**The exercise**
Pictures stay out of the copy. Please reproduce only the lines between the one holding "Rebuild this chart" and the one holding "return [x, ys[i]];", inclusive.

**Data excerpts**
* begin *

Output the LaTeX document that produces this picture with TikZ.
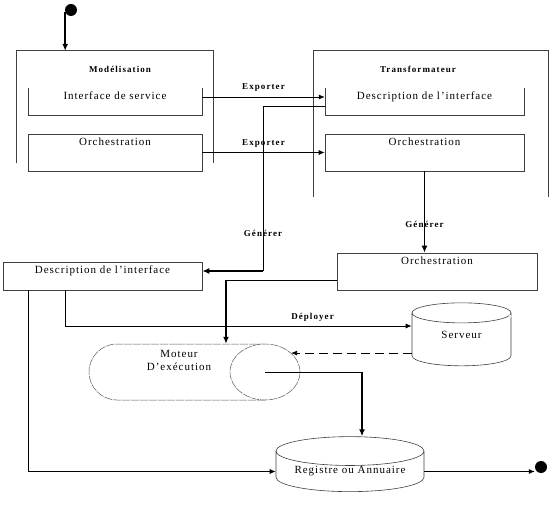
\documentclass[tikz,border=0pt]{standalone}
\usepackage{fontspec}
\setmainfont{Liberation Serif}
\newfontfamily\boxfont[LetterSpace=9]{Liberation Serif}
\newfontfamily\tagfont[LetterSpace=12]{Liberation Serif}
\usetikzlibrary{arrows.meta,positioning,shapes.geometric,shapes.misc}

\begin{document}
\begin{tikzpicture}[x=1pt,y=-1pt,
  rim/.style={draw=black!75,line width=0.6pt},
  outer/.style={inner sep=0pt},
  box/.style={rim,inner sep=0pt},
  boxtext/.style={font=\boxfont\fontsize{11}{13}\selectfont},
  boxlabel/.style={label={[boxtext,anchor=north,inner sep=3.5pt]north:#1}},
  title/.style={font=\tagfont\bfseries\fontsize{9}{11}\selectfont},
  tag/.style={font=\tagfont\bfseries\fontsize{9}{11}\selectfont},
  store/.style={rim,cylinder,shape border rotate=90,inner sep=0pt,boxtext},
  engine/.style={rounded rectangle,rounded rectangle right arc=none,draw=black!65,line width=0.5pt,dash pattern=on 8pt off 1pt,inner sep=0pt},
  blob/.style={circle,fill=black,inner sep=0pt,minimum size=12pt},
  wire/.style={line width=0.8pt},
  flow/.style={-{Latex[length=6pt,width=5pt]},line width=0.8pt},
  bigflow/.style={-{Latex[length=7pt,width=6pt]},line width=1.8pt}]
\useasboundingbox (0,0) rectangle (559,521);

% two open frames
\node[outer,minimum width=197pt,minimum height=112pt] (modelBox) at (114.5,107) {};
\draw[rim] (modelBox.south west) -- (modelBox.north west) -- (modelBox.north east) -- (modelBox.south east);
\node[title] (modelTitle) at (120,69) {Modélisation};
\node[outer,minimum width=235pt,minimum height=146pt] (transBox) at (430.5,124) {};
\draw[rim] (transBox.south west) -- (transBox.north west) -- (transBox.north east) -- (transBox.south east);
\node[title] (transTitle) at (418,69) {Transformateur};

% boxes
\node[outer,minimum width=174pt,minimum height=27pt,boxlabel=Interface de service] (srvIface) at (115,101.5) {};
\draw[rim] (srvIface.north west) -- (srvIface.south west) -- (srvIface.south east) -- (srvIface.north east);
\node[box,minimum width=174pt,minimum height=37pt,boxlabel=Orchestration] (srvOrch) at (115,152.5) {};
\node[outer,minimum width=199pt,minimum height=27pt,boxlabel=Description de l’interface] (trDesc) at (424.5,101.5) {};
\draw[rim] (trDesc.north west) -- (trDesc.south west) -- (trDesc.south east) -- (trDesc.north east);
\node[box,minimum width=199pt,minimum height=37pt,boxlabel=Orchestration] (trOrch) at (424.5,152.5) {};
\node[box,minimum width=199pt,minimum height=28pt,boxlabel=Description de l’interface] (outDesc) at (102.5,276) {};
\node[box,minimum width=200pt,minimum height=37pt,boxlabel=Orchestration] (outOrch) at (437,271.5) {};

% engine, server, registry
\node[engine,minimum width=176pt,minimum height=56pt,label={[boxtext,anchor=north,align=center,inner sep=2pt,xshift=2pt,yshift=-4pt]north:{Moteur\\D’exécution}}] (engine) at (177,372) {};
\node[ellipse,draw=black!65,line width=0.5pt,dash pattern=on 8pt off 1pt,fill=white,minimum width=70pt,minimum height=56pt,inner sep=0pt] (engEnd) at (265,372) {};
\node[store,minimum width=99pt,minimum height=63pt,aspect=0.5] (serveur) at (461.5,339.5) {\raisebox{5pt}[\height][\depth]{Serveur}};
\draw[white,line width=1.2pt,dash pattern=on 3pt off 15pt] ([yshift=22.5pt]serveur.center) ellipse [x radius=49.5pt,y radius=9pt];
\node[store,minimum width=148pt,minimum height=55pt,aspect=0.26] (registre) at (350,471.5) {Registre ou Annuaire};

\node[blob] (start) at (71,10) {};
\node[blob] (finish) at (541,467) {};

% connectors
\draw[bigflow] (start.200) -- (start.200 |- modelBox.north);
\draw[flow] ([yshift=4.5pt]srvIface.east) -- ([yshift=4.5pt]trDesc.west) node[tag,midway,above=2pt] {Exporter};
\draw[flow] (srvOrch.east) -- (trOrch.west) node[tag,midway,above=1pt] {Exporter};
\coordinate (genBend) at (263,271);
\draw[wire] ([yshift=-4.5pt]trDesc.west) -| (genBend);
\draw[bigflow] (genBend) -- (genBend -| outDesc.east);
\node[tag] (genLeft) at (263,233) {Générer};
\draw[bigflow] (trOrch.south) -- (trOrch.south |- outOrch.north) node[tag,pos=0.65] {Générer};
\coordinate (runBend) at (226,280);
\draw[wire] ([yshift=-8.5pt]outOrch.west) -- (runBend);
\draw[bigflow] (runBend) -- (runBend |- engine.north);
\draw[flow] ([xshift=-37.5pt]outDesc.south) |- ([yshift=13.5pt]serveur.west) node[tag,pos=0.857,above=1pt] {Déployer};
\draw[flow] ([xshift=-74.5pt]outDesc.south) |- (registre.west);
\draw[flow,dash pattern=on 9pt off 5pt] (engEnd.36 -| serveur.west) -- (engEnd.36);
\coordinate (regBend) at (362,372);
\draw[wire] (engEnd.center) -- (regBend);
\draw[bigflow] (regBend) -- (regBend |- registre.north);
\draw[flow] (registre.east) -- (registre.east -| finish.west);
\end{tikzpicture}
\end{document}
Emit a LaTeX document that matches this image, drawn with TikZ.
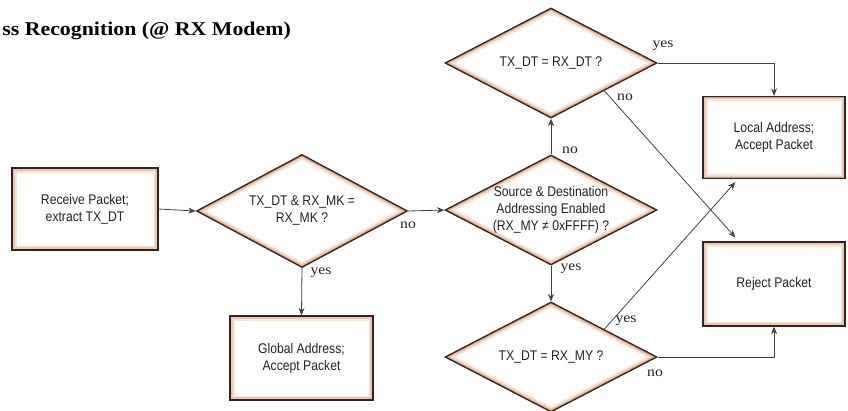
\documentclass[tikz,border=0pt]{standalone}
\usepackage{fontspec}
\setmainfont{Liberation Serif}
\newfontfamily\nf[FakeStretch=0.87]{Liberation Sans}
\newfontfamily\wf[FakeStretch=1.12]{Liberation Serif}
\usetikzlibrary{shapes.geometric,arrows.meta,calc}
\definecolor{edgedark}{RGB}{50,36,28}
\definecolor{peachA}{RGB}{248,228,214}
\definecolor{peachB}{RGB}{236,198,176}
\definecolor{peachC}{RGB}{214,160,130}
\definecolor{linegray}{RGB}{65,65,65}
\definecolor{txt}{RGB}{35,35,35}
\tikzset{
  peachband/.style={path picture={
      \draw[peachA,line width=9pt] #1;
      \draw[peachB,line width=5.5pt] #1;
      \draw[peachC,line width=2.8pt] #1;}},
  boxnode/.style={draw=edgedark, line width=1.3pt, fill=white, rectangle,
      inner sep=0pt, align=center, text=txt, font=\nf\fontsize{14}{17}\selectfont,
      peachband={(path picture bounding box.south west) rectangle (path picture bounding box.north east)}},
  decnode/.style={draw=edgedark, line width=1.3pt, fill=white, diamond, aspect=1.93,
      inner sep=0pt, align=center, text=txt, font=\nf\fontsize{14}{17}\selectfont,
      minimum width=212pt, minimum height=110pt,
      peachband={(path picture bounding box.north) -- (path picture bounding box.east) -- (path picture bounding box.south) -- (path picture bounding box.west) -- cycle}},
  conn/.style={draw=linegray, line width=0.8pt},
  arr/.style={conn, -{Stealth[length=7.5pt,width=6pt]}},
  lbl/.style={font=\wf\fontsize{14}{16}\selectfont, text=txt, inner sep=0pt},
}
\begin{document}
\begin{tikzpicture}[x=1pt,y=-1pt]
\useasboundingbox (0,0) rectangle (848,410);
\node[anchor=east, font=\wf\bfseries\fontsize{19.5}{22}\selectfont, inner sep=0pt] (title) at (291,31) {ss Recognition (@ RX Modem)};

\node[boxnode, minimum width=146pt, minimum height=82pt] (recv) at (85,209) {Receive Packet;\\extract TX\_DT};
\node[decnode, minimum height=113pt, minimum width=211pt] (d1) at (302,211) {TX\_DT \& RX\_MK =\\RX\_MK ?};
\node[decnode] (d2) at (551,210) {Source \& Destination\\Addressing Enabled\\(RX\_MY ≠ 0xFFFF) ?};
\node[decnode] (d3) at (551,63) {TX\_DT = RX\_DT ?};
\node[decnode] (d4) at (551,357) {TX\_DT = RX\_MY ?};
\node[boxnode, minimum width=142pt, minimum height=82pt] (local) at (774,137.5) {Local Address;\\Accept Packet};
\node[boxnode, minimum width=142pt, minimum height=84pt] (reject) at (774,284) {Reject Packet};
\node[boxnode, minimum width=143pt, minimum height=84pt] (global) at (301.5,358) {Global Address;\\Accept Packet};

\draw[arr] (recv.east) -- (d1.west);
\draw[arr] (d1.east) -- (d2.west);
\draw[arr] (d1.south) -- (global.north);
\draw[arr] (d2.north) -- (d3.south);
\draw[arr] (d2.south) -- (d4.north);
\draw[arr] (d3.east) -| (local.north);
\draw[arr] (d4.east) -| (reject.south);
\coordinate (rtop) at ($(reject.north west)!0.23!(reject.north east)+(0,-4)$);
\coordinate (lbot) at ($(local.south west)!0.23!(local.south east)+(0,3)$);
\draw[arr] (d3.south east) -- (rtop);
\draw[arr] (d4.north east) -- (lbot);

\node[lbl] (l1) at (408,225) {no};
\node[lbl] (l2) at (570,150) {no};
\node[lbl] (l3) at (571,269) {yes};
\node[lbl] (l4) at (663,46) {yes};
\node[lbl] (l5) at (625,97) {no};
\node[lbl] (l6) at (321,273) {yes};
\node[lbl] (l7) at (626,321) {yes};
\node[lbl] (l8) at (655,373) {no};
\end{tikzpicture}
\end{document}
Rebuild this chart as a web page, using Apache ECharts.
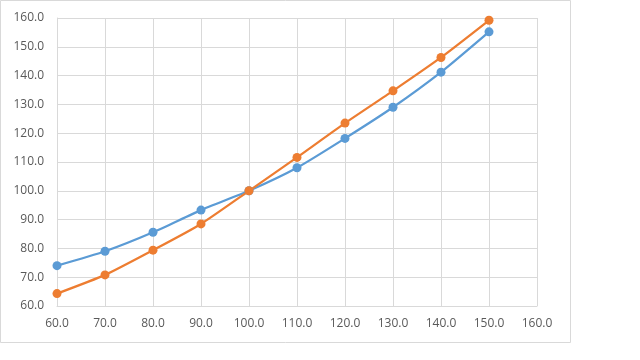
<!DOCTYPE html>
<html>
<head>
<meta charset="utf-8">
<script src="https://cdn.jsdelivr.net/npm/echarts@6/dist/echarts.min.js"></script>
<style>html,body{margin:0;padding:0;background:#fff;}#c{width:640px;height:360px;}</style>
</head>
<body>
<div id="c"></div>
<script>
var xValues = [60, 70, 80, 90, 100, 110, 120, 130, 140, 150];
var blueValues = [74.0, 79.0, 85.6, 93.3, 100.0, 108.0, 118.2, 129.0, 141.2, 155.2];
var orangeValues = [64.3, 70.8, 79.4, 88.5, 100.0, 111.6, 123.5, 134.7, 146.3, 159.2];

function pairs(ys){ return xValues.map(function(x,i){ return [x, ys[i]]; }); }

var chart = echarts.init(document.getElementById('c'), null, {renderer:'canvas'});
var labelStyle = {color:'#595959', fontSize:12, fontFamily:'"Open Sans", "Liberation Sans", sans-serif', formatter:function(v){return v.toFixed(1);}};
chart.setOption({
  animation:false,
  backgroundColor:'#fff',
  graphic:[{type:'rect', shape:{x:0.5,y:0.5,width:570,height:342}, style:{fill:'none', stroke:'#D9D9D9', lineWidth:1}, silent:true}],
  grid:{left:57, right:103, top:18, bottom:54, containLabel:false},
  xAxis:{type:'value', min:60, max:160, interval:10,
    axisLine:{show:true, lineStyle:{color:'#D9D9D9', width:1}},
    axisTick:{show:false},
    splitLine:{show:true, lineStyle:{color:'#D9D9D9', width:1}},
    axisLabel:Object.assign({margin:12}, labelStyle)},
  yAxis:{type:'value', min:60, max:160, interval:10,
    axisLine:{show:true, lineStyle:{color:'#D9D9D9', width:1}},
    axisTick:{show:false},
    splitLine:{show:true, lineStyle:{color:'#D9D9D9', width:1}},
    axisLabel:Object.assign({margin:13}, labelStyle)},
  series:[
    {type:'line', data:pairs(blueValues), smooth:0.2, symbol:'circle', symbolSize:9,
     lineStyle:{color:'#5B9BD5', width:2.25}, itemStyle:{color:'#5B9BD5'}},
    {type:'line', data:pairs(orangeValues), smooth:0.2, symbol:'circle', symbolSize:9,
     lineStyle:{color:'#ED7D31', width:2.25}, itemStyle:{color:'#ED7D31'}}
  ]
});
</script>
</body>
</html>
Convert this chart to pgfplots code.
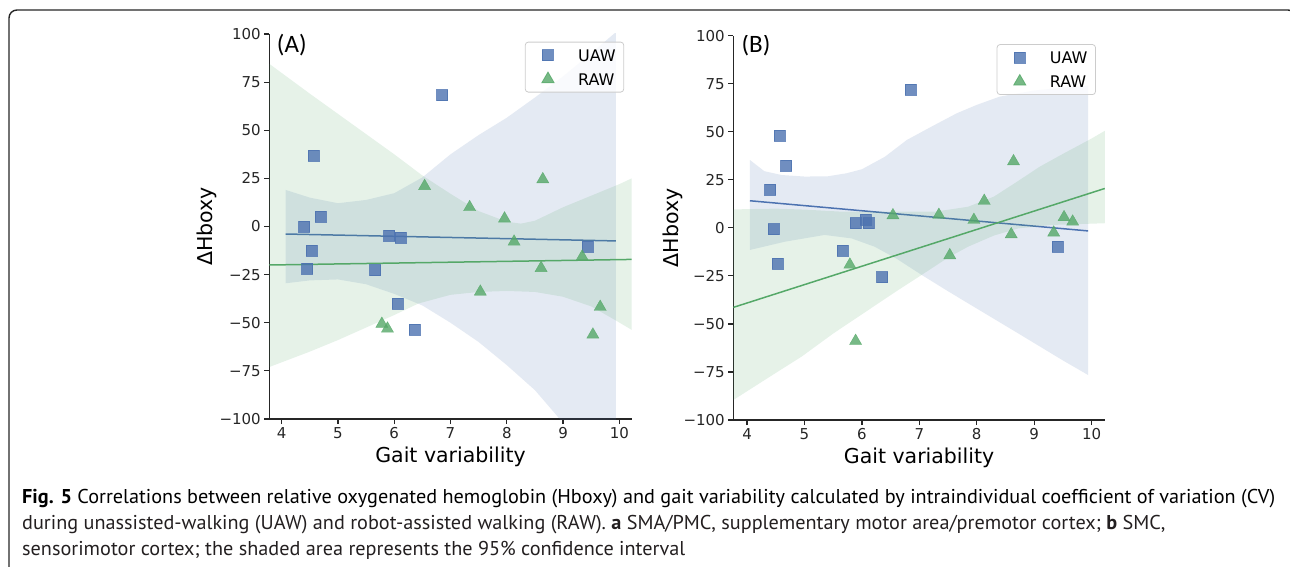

* end *

**Problem solution**
Rebuild this chart as a web page, using Apache ECharts.
<!DOCTYPE html>
<html>
<head>
<meta charset="utf-8">
<script src="https://cdn.jsdelivr.net/npm/echarts@6/dist/echarts.min.js"></script>
<style>html,body{margin:0;padding:0;background:#fff;}#c{width:640px;height:360px;}</style>
</head>
<body>
<div id="c"></div>
<script>
var xValues = [60, 70, 80, 90, 100, 110, 120, 130, 140, 150];
var blueValues = [74.0, 79.0, 85.6, 93.3, 100.0, 108.0, 118.2, 129.0, 141.2, 155.2];
var orangeValues = [64.3, 70.8, 79.4, 88.5, 100.0, 111.6, 123.5, 134.7, 146.3, 159.2];

function pairs(ys){ return xValues.map(function(x,i){ return [x, ys[i]]; }); }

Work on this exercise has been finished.